La presse régionale sous l’occupation (juin 2001)

Une délégation des membres du Club de la Presse s’est rendue, suite à l’invitation de la Fondation pour la mémoire de la déportation, à la Coupole d’Helfaut-Wizernes. L’occasion de revivre, entre autres, l’histoire de la presse régionale sous la Seconde Guerre Mondiale.

« Dans les premiers jours avant puis juste après l’invasion, raconte Yves Le Maner, directeur-fondateur de la Coupole d’Helfaut-Wizernes, l’ensemble des journaux de Lille paraissent sur une feuille unique. » On y trouve sous un même titre le Grand Echo du Nord, le Journal de Roubaix, le Réveil, la Dépêche et la Croix du Nord. La feuille paraît encore sous une forme unique après l’arrivée des Allemands. Se manifeste alors le premier acte de résistance. Le journaliste Lucien Dewerse fait paraître sur une page des photos du monument des fusillés lillois et de Winston Churchill. Il est arrêté et déporté en Allemagne où il va mourir.
Les journaux paraissent sous le contrôle de la censure allemande. C’est le cas pour l’Echo du Nord, le Journal de Roubaix et le Réveil. D’autres ne peuvent reparaître. L’Enchaîné, journal du parti communiste, est interdit. Dans le Pas-de-Calais paraissent d’autres journaux dont l’un des plus notable est le Télégramme de Boulogne. Son rédacteur en chef sera finalement abattu par la Résistance.

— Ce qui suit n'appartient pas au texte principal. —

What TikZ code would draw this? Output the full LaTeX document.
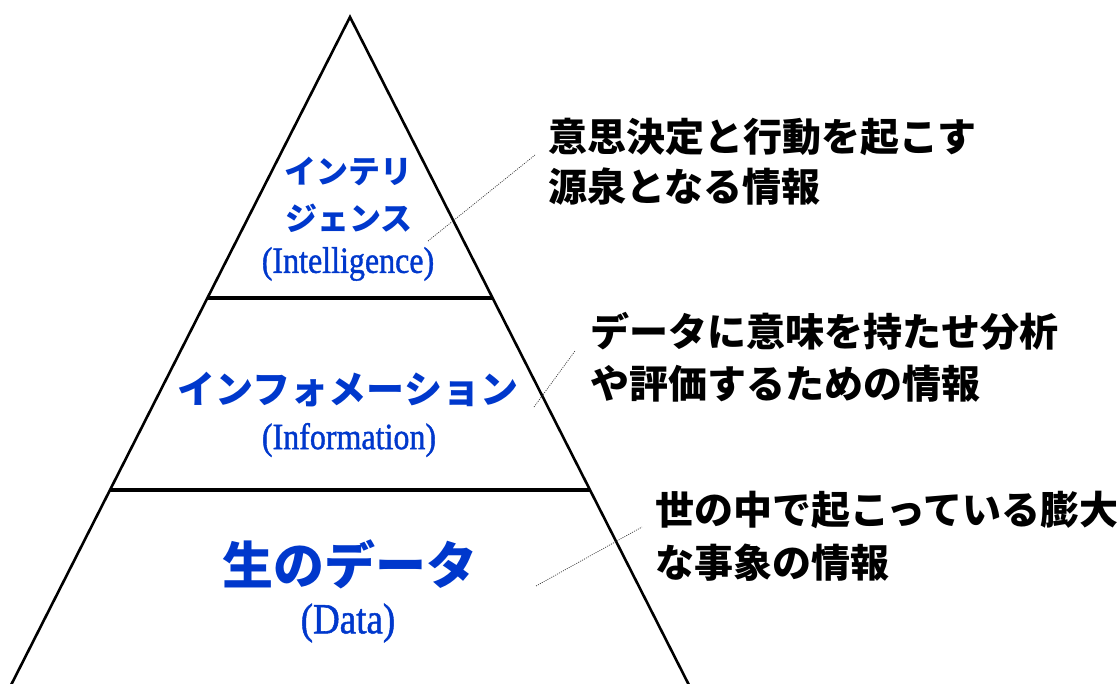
\documentclass[tikz,border=0pt]{standalone}
\usepackage{fontspec}
\newfontfamily\jp{Noto Sans CJK JP}
\newfontfamily\lat[FakeBold=1.2]{Liberation Serif}
\definecolor{tblue}{RGB}{0,56,204}
\tikzset{
  side/.style={line width=2.6pt, line cap=round},
  band/.style={line width=3.6pt},
  lead/.style={line width=0.7pt, dash pattern=on 1pt off 1.2pt, black!80},
  rtext/.style={anchor=base west, inner sep=0pt, font=\jp\bfseries\fontsize{39}{39}\selectfont},
  jtitle/.style={anchor=base, inner sep=0pt, text=tblue},
  ltitle/.style={anchor=center, inner sep=0pt, text=tblue},
}
\begin{document}
\begin{tikzpicture}[x=1pt,y=-1pt]
\useasboundingbox (0,0) rectangle (1118,683);
% pyramid
\coordinate (apex) at (350,17);
\coordinate (bl) at (8,691);
\coordinate (br) at (692,691);
\draw[side] (bl) -- (apex) -- (br);
\coordinate (l1) at (207,298);
\coordinate (r1) at (493,298);
\coordinate (l2) at (110,490);
\coordinate (r2) at (590,490);
\draw[band] (l1) -- (r1);
\draw[band] (l2) -- (r2);
% blue titles
\node[jtitle, font=\jp\bfseries\fontsize{32}{32}\selectfont] (t1a) at (348,183) {インテリ};
\node[jtitle, font=\jp\bfseries\fontsize{32}{32}\selectfont] (t1b) at (349,230) {ジェンス};
\node[ltitle, font=\lat\fontsize{33}{33}\selectfont] (t1c) at (348,264) {\scalebox{0.97}[1.12]{(Intelligence)}};
\node[jtitle, font=\jp\bfseries\fontsize{38}{38}\selectfont] (t2a) at (348,403) {インフォメーション};
\node[ltitle, font=\lat\fontsize{33}{33}\selectfont] (t2b) at (349,440) {\scalebox{0.97}[1.12]{(Information)}};
\node[jtitle, font=\jp\bfseries\fontsize{51}{51}\selectfont] (t3a) at (350,584) {生のデータ};
\node[ltitle, font=\lat\fontsize{39}{39}\selectfont] (t3b) at (348,623) {\scalebox{0.95}[1.1]{(Data)}};
% right descriptions
\node[rtext] (d1a) at (548,151) {意思決定と行動を起こす};
\node[rtext] (d1b) at (548,201) {源泉となる情報};
\node[rtext] (d2a) at (590,346) {データに意味を持たせ分析};
\node[rtext] (d2b) at (590,398) {や評価するための情報};
\node[rtext] (d3a) at (655,524) {世の中で起こっている膨大};
\node[rtext] (d3b) at (655,577) {な事象の情報};
% leader lines
\coordinate (s1) at (428,241);
\coordinate (e1) at (535,155);
\coordinate (s2) at (534,407);
\coordinate (e2) at (575,351);
\coordinate (s3) at (536,586);
\coordinate (e3) at (642,527);
\draw[lead] (s1) -- (e1);
\draw[lead] (s2) -- (e2);
\draw[lead] (s3) -- (e3);
\end{tikzpicture}
\end{document}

La Voix du Nord clandestine


C’est en avril 1941 que paraît le premier numéro de La Voix du Nord clandestine, d’abord simplement tapé à la machine puis composé dans des ateliers clandestins. Les deux fondateurs sont Nathalis Dumez, journaliste, ancien maire de Bailleul, démocrate chrétien, et Jules Nautour, brigadier de police, socialiste. Dumez va assurer la rédaction de l’essentiel du contenu de trente numéros. Son arrestation en septembre 1942, puis celle de Nautour quelques mois plus tard vont créer un vide et le journal ne paraîtra plus pendant un moment. Plusieurs exemplaires sont rédigés et fabriqués en 1944, en particulier après le débarquement.

Un conflit pénible


À la libération s’appliquent les ordonnances d’Alger sur la presse. Les journaux qui ont paru sous l’occupation sont mis sous séquestres. L’autorisation de paraître est accordée à des titres appartenant à des mouvements de résistance. La Voix du Nord paraît ainsi au grand jour et partage pour un temps ses locaux de la Grand Place avec Liberté, le journal du PCF. À la Libération naissent également Nord Eclair, journal du RIC (mouvement de Résistance d’inspiration chrétienne), Nord Matin, journal socialiste, ainsi qu’un journal du soir qui ne subsistera pas longtemps. La Croix du Nord reparaît également.
Les titres qui paraissent à la Libération doivent à la fois maintenir l’esprit de la Résistance et penser à la gestion. À la Voix du Nord, l’équipe qui a assuré la parution des derniers numéros clandestins se voit confier la mission d’assurer la diffusion au grand jour. Dépourvus d’expérience, ces anciens clandestins vont faire appel aux professionnels qui étaient en place. Ainsi, Jules Houcke confie la direction de la rédaction à Léon Chadé. Ce dernier qui avait été embauché par le propriétaire du Grand Echo, M. Dubar, aurait eu certaines relations avec les milieux de la collaboration. Il change pourtant d’équipe sans peine et se trouve à la tête des journalistes de la Voix du Nord.
Lorsque, neuf mois plus tard, Natalis Dumez rentre de déportation, il ne reconnaît plus son journal. Avec plusieurs amis de la Résistance il se considère spolié. Un conflit très pénible va alors naître entre anciens frères d’armes du mouvement Voix du Nord à propos, notamment, de l’orientation à donner au journal. S’en suivra un procès long et dur entre le journal Voix du Nord et le mouvement de Résistance du même nom. René Decock, autre résistant, remplacera Jules Houcke, tandis que Léon Chadé, après un conflit avec la direction et une grève, va s’en aller pour mener une autre carrière à la direction de l’Est Républicain.